Al siguiente día llamé a Quality Accounting, les expliqué que había conocido a uno de su equipo en un bar y que me había dado su tarjeta, pero que yo la había perdido y tenía que describirles al sujeto. «¿En un bar?», dijo Doña-En-Qué-Puedo-Ayudarle, como si le acabase de decir que nos habíamos conocido en Marte. Pero el caso es que ya tenía su nombre, sabía dónde trabajaba, qué coche tenía y cuál era la matrícula del vehículo. Tras otra visita de última hora de la tarde al edificio Brell y un breve trayecto posterior, también tenía un par de fotos y sabía dónde vivía.
Ya lo tenía enfilado.
A por él.
Los cinco de mi lista recibieron la información. A cuatro de ellos les envié dinero; del último, nunca volví a saber nada. O sea, que ahí estoy, ni conozco a esos cuatro ni ellos me conocen a mí, no sé quiénes son ni qué andan tramando. Ahora soy un centinela. A la espera. Observando. Desde el coche, desde vallas o muretes, desde un restaurante a media manzana. El sitio debe de tener un nombre, pero lo que más se ve es lo de «Cocina casera» y «Platos del día», pintado en el escaparate con grandes letras amarillas. Solía sentarme en la parte de delante para observar mi edificio a través de esas letras. Tratando de discernir quién trabajaba allí. Quién encajaba y quién no.
Me tragaba litros de café ahí sentado, y todo sucedió durante uno de mis descansos para ir al baño. Cuando salí al exterior, se había armado un buen follón al otro lado de la calle.
Ya sabéis lo que ocurrió: el tío que llegó a entrar, el que iba dispuesto a hacerlo, la cagó. Y los demás, después de esto, ya no rondan por ahí… Si es que alguna vez lo hicieron. Vieron lo ocurrido y decidieron mantenerse al margen, tal vez. Se quedaron la pasta y se largaron.

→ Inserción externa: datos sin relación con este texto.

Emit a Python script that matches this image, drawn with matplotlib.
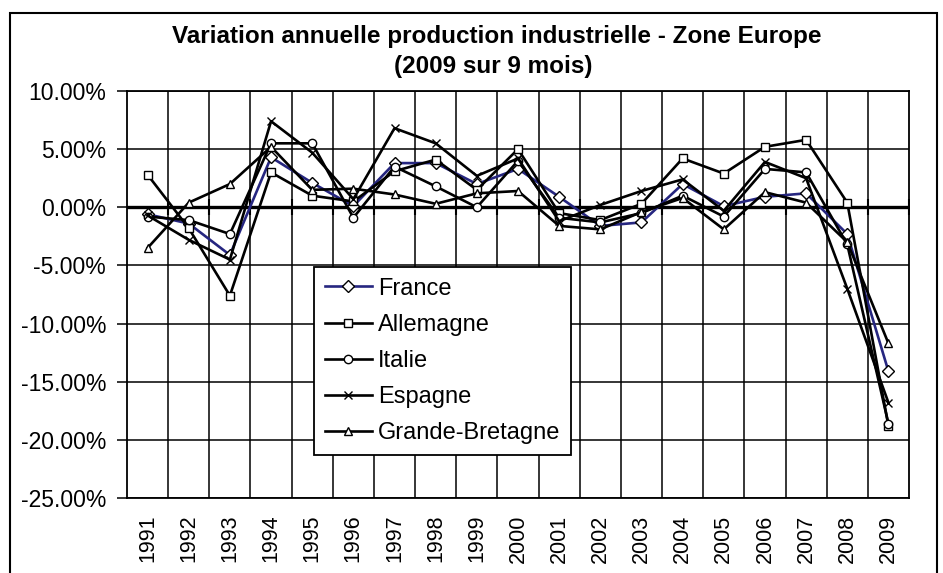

Pero yo alimentaba una sospecha. El hecho de que yo no los viese no quería decir que no estuvieran allí. Una vez se han calmado las cosas en la acera de enfrente, me acerco para hablar con algunos mendas que rondan por ahí y acabo averiguando hacia dónde se ha ido la ambulancia.
Creo que le vi en el hospital. En ese momento… Bueno, no había manera de estar seguro, pero tenía esa sensación, ¿sabéis? Y cuando lo vi ante la casa, me acabé de convencer. Tenía que ser él. Vigilando la casa igual que yo, desde un coche discreto, sin nada que llamara la atención. Y de repente, el hombre está traspuesto en el coche, a un paso de la muerte, o esa es mi impresión. Hago la llamada, llegan los bomberos… Pero entonces, antes de poder parpadear dos veces, ha vuelto a desaparecer y no queda de él ni un rastro ni una pisada.
Christian.
Eso es todo lo que sé, eso es lo único a lo que puedo agarrarme. Eso sí, a la larga lo hice mejor que vosotros, chavales, ¿no es cierto?
¿Venganza? Sí, vale… ¿Cuántas cosas podéis llegar a entender al revés? Aunque tampoco es que tengáis manera de saberlo. Me refiero a lo perdidos que andáis.
Mi padre era un monstruo. Yo era un crío. Pensaba que mi madre tenía la piel de color morado. De noche escuchaba cosas que ningún niño debería oír jamás. Cuando bajaba por la mañana, ahí estaba ella, haciendo el desayuno con los ojos tan hinchados que apenas podía ver, y recurriendo al único brazo que todavía le funcionaba, más o menos. ¿Venganza? Joder, yo estaba buscando a ese tío para darle las gracias. Por haberle salvado la vida a mi madre. Y por haber hecho posible la mía.